ODR: The Future of Dispute Resolution in India

How can online dispute resolution (ODR) be integrated into the dispute resolution ecosystem in India?

Summary: The paper recommends a phased modular strategy for strengthening Alternative Dispute Resolution (ADR) and mainstreaming ODR in India.


As of July 27, 2020, there are around 33.47 million cases pending before the District Judiciary and 4.46 million cases before the High Courts, according to the e-Courts website. In the High Courts, 35.6% seats for judges are vacant, while in the District Judiciary, this number is 21.4%. Similarly, the tribunals established to employ specialised expertise for technical matters and ease the burdens of courts are riddled with their own issues, leading to further delay in resolution of disputes. Alternative Dispute Resolution (ADR) mechanisms, namely arbitration, mediation, conciliation and Lok Adalats, seen as solution to the problems plaguing India’s traditional court system, though successful in parts, have also failed to take off at a larger scale.

Added to this, the COVID-19 pandemic and the resulting need for social distancing measures have forced all the above modes of dispute resolution to function at sub-optimal capacities, thereby exacerbating the existing problems. The way ahead lies in the transformation of the dispute resolution ecosystem to adapt to the changing demands of justice by using technology. At the forefront of this transformation across the world has been Online Dispute Resolution (ODR) or e-ADR.

Vidhi’s new paper, by the JALDI (Justice, Access and Lowering Delays in India) Initiative, argues that the future of dispute resolution lies in mainstreaming ODR in India. It also looks at strengthening ADR in the country as a prerequisite for a robust ODR framework.
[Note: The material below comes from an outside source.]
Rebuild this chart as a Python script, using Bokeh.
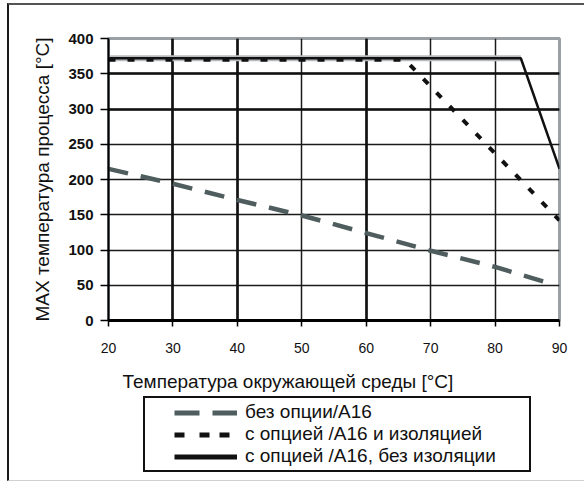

Vidhi’s paper ‘ODR: The Future of Dispute Resolution in India’ suggests a phased modular strategy for strengthening ADR and mainstreaming ODR in India.

Research focus

1. Strengthening mediation

Despite the references to mediation in multiple legislations, mediation in India has not really taken off as a popular dispute resolution mechanism. Due to lack of certainty as regards enforcement, the demand for mediation is low and consequently, the capacity in mediators and mediation centres has been slow to build up. This is particularly unfortunate considering that mediation is suitable for a wide range of disputes which hold potential to be resolved outside of courts, many of which are likely to see a surge due to the COVID-19 pandemic.

The paper examines how the lessons from the Italian ‘opt-out model’ of mediation, which has been successful in multiple countries, can be adopted in India. Under the model, the parties must attend one mandatory session of mediation with their counsel before their case is admitted in the court. Thereafter, either all parties can mutually agree to continue the mediation or any party can choose to discontinue (hence, ‘opt-out’) of the proceedings. Additionally, a case is made for promoting e-mediation for greater reach.

Opt-out model of mediation (Italian model)

2. Strengthening arbitration

In India, there is a discernible preference for ad-hoc arbitration over institutional arbitration, which increases costs and makes the process more court-like. In addition, practical difficulties in appointment of arbitrators for lakhs of small value disputes has led to malpractices in appointment of arbitrators. ODR holds potential to ensure that the arbitration as mode of dispute resolution scales up, especially for low to medium value disputes.

While provision for Arbitration Council of India and promoting institutional arbitration have been key developments for this, additional efforts for capacity development and affordable online arbitration need to be made.

3. Introducing and mainstreaming ODR in India

The success of private ODR has motivated several governments in different jurisdictions to co-opt ODR into their own public court systems. Increasingly, jurisdictions have set up court annexed ODR centres for certain categories of cases, which can be disposed of speedily. In this paper, the broad features of ODR are discussed along with an examination of the present framework and its suitability for ODR. Also mapped are the prerequisites for mainstreaming both court annexed and private ODR in India. The paper also delves into an overview of the principles framework which any ODR platform should satisfy to gain and maintain trust in the system.

Proposed strategy framework

The paper recommends a phased modular strategy for strengthening ADR and mainstreaming ODR in India.

  • Phase 1 (page 33) is focused on catering to COVID-19 induced urgency, generating awareness and building capacity by co-opting the private sector expertise. Ministry of Law and Justice and NITI Aayog can play an active role for this purpose. Ministry of Finance and Ministry of Electronics and Information Technology can take lead for invigorating the private sector.
  • Phase 2 (page 37) attempts to further mainstream ODR by strengthening ADR and incentivising innovation. This can be done by piloting an ODR project for tackling the disputes arising out of COVID-19 pandemic such as in the areas of employment, tenancy, commerce and family law. Further, a slew of legislative and executive reforms can be undertaken for establishing a uniform mediation framework in the country and scaling court annexed ODR.
  • Phase 3 (page 40) takes a futuristic outlook on the dispute resolution in India where private and public ODR platforms work in harmony. This would be critical for progressing towards dispute containment and altogether co-creating an effective dispute management ecosystem in the country.